> **What is needed**
Pictures should be excluded; otherwise, copy every entry exactly.

> **Source records**
---*---

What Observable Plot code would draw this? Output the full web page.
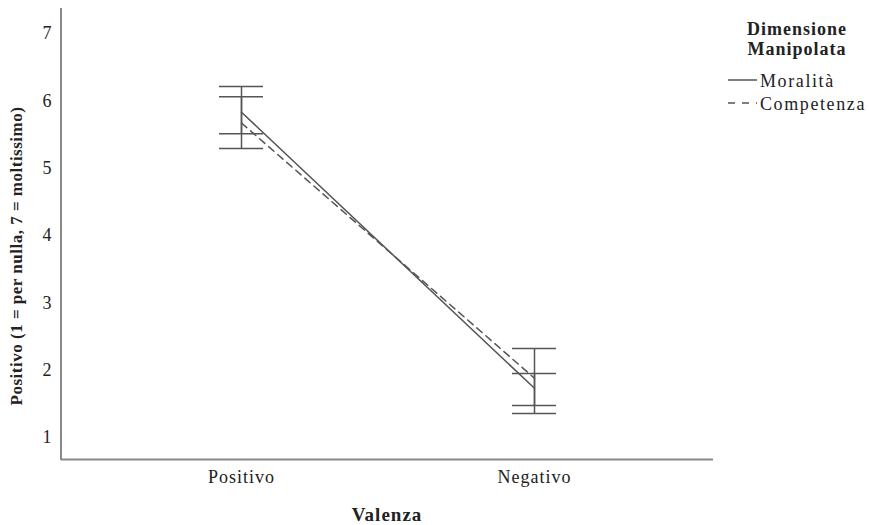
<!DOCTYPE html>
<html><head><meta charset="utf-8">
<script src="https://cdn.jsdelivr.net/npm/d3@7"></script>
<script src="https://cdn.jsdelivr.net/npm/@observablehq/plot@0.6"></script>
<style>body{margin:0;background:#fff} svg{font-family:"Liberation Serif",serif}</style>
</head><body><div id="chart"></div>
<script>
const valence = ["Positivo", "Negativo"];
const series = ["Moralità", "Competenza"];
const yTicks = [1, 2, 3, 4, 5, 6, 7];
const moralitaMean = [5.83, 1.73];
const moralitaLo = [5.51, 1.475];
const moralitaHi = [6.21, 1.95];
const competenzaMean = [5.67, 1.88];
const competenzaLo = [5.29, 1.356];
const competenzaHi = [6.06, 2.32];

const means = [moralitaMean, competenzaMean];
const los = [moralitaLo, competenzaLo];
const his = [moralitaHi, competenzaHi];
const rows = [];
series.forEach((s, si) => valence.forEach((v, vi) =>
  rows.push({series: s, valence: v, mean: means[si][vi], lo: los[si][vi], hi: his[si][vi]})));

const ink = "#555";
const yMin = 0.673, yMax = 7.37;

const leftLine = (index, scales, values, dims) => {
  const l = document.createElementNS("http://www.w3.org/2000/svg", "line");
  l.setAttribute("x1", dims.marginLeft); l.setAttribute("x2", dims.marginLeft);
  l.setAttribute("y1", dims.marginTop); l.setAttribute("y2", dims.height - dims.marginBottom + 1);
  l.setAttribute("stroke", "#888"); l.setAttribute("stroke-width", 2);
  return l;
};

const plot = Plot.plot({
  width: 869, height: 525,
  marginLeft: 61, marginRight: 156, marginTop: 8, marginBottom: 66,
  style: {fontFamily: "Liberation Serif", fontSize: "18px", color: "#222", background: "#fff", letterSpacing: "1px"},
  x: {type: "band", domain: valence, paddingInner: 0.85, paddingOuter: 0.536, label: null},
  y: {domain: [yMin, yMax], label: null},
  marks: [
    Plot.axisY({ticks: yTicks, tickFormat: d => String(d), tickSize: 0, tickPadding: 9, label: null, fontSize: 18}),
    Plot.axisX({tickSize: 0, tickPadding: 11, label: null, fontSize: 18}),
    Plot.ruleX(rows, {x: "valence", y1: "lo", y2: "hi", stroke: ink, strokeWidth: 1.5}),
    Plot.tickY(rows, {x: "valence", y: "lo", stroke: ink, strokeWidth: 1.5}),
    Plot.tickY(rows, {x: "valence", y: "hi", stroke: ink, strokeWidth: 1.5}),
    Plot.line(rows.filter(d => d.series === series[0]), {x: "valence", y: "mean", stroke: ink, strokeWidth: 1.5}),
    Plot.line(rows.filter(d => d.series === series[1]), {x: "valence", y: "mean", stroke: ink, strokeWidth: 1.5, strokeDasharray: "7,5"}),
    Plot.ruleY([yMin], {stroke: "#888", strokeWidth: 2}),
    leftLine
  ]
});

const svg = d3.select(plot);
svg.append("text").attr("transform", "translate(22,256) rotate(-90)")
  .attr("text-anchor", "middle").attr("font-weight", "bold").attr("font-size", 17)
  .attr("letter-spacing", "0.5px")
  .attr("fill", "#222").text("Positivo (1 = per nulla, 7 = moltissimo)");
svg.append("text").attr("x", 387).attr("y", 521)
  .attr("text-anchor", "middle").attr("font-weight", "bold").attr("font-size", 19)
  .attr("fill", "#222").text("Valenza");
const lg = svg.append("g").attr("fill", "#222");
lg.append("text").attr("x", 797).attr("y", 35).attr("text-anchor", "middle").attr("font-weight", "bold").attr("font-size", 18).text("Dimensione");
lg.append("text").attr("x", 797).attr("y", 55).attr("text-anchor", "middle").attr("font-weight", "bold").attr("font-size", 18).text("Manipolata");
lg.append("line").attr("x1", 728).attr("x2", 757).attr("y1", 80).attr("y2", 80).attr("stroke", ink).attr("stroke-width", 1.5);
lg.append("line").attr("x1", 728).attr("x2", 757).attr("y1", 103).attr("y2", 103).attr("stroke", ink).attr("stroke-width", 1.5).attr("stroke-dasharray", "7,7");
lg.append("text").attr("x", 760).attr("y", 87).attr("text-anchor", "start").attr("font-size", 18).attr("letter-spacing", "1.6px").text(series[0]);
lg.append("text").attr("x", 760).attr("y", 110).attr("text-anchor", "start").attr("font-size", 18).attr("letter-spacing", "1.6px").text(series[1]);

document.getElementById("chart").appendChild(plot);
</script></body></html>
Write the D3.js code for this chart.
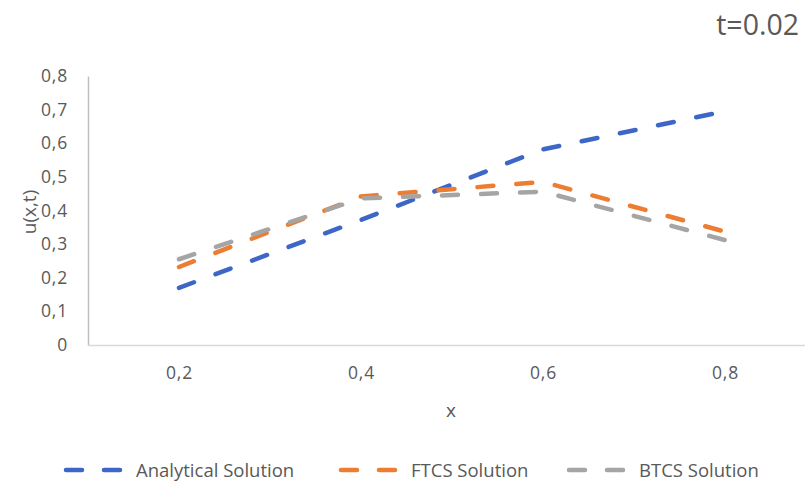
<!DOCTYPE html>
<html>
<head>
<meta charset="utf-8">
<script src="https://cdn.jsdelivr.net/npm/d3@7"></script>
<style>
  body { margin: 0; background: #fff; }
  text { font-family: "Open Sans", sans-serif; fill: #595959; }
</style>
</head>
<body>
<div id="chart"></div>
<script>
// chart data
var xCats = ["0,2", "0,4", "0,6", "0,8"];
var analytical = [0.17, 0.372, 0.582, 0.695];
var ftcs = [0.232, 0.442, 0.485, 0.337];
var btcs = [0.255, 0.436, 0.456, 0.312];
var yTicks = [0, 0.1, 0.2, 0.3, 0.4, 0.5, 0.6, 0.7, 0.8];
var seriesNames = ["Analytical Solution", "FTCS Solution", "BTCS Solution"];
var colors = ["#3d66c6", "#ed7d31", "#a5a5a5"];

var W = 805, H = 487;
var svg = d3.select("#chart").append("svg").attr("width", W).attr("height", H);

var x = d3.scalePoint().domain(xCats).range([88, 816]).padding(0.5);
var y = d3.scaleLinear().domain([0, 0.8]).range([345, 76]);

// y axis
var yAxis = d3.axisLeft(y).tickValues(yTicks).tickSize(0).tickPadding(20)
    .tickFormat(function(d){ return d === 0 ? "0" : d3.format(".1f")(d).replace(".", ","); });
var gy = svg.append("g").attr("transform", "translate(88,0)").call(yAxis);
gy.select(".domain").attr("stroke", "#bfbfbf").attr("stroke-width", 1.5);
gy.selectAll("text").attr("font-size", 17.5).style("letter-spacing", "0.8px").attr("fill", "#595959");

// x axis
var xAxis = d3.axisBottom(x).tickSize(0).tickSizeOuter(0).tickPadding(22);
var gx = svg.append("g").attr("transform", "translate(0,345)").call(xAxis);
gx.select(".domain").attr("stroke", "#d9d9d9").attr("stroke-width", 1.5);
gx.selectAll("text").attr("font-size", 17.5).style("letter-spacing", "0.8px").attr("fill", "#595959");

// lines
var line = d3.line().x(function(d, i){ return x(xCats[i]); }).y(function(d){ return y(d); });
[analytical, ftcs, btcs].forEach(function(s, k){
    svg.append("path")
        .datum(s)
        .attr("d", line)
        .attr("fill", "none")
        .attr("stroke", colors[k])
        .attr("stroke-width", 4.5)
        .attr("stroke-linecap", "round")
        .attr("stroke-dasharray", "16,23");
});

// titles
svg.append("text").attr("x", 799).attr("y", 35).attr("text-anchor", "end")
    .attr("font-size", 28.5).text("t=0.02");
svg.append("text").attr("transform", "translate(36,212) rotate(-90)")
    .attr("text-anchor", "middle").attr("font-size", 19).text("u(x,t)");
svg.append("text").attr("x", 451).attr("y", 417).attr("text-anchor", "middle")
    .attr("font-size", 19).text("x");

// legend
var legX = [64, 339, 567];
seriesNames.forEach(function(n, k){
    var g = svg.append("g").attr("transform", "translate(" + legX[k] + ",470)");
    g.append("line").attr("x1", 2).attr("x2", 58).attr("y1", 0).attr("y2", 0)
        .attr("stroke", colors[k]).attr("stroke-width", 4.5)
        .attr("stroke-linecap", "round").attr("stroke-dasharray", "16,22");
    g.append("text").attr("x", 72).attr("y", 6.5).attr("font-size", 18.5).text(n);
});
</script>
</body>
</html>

---*---

> **Response**
What Observable Plot code would draw this? Output the full web page.
<!DOCTYPE html>
<html><head><meta charset="utf-8">
<script src="https://cdn.jsdelivr.net/npm/d3@7"></script>
<script src="https://cdn.jsdelivr.net/npm/@observablehq/plot@0.6"></script>
<style>body{margin:0;background:#fff} svg{font-family:"Liberation Serif",serif}</style>
</head><body><div id="chart"></div>
<script>
const valence = ["Positivo", "Negativo"];
const series = ["Moralità", "Competenza"];
const yTicks = [1, 2, 3, 4, 5, 6, 7];
const moralitaMean = [5.83, 1.73];
const moralitaLo = [5.51, 1.475];
const moralitaHi = [6.21, 1.95];
const competenzaMean = [5.67, 1.88];
const competenzaLo = [5.29, 1.356];
const competenzaHi = [6.06, 2.32];

const means = [moralitaMean, competenzaMean];
const los = [moralitaLo, competenzaLo];
const his = [moralitaHi, competenzaHi];
const rows = [];
series.forEach((s, si) => valence.forEach((v, vi) =>
  rows.push({series: s, valence: v, mean: means[si][vi], lo: los[si][vi], hi: his[si][vi]})));

const ink = "#555";
const yMin = 0.673, yMax = 7.37;

const leftLine = (index, scales, values, dims) => {
  const l = document.createElementNS("http://www.w3.org/2000/svg", "line");
  l.setAttribute("x1", dims.marginLeft); l.setAttribute("x2", dims.marginLeft);
  l.setAttribute("y1", dims.marginTop); l.setAttribute("y2", dims.height - dims.marginBottom + 1);
  l.setAttribute("stroke", "#888"); l.setAttribute("stroke-width", 2);
  return l;
};

const plot = Plot.plot({
  width: 869, height: 525,
  marginLeft: 61, marginRight: 156, marginTop: 8, marginBottom: 66,
  style: {fontFamily: "Liberation Serif", fontSize: "18px", color: "#222", background: "#fff", letterSpacing: "1px"},
  x: {type: "band", domain: valence, paddingInner: 0.85, paddingOuter: 0.536, label: null},
  y: {domain: [yMin, yMax], label: null},
  marks: [
    Plot.axisY({ticks: yTicks, tickFormat: d => String(d), tickSize: 0, tickPadding: 9, label: null, fontSize: 18}),
    Plot.axisX({tickSize: 0, tickPadding: 11, label: null, fontSize: 18}),
    Plot.ruleX(rows, {x: "valence", y1: "lo", y2: "hi", stroke: ink, strokeWidth: 1.5}),
    Plot.tickY(rows, {x: "valence", y: "lo", stroke: ink, strokeWidth: 1.5}),
    Plot.tickY(rows, {x: "valence", y: "hi", stroke: ink, strokeWidth: 1.5}),
    Plot.line(rows.filter(d => d.series === series[0]), {x: "valence", y: "mean", stroke: ink, strokeWidth: 1.5}),
    Plot.line(rows.filter(d => d.series === series[1]), {x: "valence", y: "mean", stroke: ink, strokeWidth: 1.5, strokeDasharray: "7,5"}),
    Plot.ruleY([yMin], {stroke: "#888", strokeWidth: 2}),
    leftLine
  ]
});

const svg = d3.select(plot);
svg.append("text").attr("transform", "translate(22,256) rotate(-90)")
  .attr("text-anchor", "middle").attr("font-weight", "bold").attr("font-size", 17)
  .attr("letter-spacing", "0.5px")
  .attr("fill", "#222").text("Positivo (1 = per nulla, 7 = moltissimo)");
svg.append("text").attr("x", 387).attr("y", 521)
  .attr("text-anchor", "middle").attr("font-weight", "bold").attr("font-size", 19)
  .attr("fill", "#222").text("Valenza");
const lg = svg.append("g").attr("fill", "#222");
lg.append("text").attr("x", 797).attr("y", 35).attr("text-anchor", "middle").attr("font-weight", "bold").attr("font-size", 18).text("Dimensione");
lg.append("text").attr("x", 797).attr("y", 55).attr("text-anchor", "middle").attr("font-weight", "bold").attr("font-size", 18).text("Manipolata");
lg.append("line").attr("x1", 728).attr("x2", 757).attr("y1", 80).attr("y2", 80).attr("stroke", ink).attr("stroke-width", 1.5);
lg.append("line").attr("x1", 728).attr("x2", 757).attr("y1", 103).attr("y2", 103).attr("stroke", ink).attr("stroke-width", 1.5).attr("stroke-dasharray", "7,7");
lg.append("text").attr("x", 760).attr("y", 87).attr("text-anchor", "start").attr("font-size", 18).attr("letter-spacing", "1.6px").text(series[0]);
lg.append("text").attr("x", 760).attr("y", 110).attr("text-anchor", "start").attr("font-size", 18).attr("letter-spacing", "1.6px").text(series[1]);

document.getElementById("chart").appendChild(plot);
</script></body></html>
Write the D3.js code for this chart.
<!DOCTYPE html>
<html>
<head>
<meta charset="utf-8">
<script src="https://cdn.jsdelivr.net/npm/d3@7"></script>
<style>
  body { margin: 0; background: #fff; }
  text { font-family: "Open Sans", sans-serif; fill: #595959; }
</style>
</head>
<body>
<div id="chart"></div>
<script>
// chart data
var xCats = ["0,2", "0,4", "0,6", "0,8"];
var analytical = [0.17, 0.372, 0.582, 0.695];
var ftcs = [0.232, 0.442, 0.485, 0.337];
var btcs = [0.255, 0.436, 0.456, 0.312];
var yTicks = [0, 0.1, 0.2, 0.3, 0.4, 0.5, 0.6, 0.7, 0.8];
var seriesNames = ["Analytical Solution", "FTCS Solution", "BTCS Solution"];
var colors = ["#3d66c6", "#ed7d31", "#a5a5a5"];

var W = 805, H = 487;
var svg = d3.select("#chart").append("svg").attr("width", W).attr("height", H);

var x = d3.scalePoint().domain(xCats).range([88, 816]).padding(0.5);
var y = d3.scaleLinear().domain([0, 0.8]).range([345, 76]);

// y axis
var yAxis = d3.axisLeft(y).tickValues(yTicks).tickSize(0).tickPadding(20)
    .tickFormat(function(d){ return d === 0 ? "0" : d3.format(".1f")(d).replace(".", ","); });
var gy = svg.append("g").attr("transform", "translate(88,0)").call(yAxis);
gy.select(".domain").attr("stroke", "#bfbfbf").attr("stroke-width", 1.5);
gy.selectAll("text").attr("font-size", 17.5).style("letter-spacing", "0.8px").attr("fill", "#595959");

// x axis
var xAxis = d3.axisBottom(x).tickSize(0).tickSizeOuter(0).tickPadding(22);
var gx = svg.append("g").attr("transform", "translate(0,345)").call(xAxis);
gx.select(".domain").attr("stroke", "#d9d9d9").attr("stroke-width", 1.5);
gx.selectAll("text").attr("font-size", 17.5).style("letter-spacing", "0.8px").attr("fill", "#595959");

// lines
var line = d3.line().x(function(d, i){ return x(xCats[i]); }).y(function(d){ return y(d); });
[analytical, ftcs, btcs].forEach(function(s, k){
    svg.append("path")
        .datum(s)
        .attr("d", line)
        .attr("fill", "none")
        .attr("stroke", colors[k])
        .attr("stroke-width", 4.5)
        .attr("stroke-linecap", "round")
        .attr("stroke-dasharray", "16,23");
});

// titles
svg.append("text").attr("x", 799).attr("y", 35).attr("text-anchor", "end")
    .attr("font-size", 28.5).text("t=0.02");
svg.append("text").attr("transform", "translate(36,212) rotate(-90)")
    .attr("text-anchor", "middle").attr("font-size", 19).text("u(x,t)");
svg.append("text").attr("x", 451).attr("y", 417).attr("text-anchor", "middle")
    .attr("font-size", 19).text("x");

// legend
var legX = [64, 339, 567];
seriesNames.forEach(function(n, k){
    var g = svg.append("g").attr("transform", "translate(" + legX[k] + ",470)");
    g.append("line").attr("x1", 2).attr("x2", 58).attr("y1", 0).attr("y2", 0)
        .attr("stroke", colors[k]).attr("stroke-width", 4.5)
        .attr("stroke-linecap", "round").attr("stroke-dasharray", "16,22");
    g.append("text").attr("x", 72).attr("y", 6.5).attr("font-size", 18.5).text(n);
});
</script>
</body>
</html>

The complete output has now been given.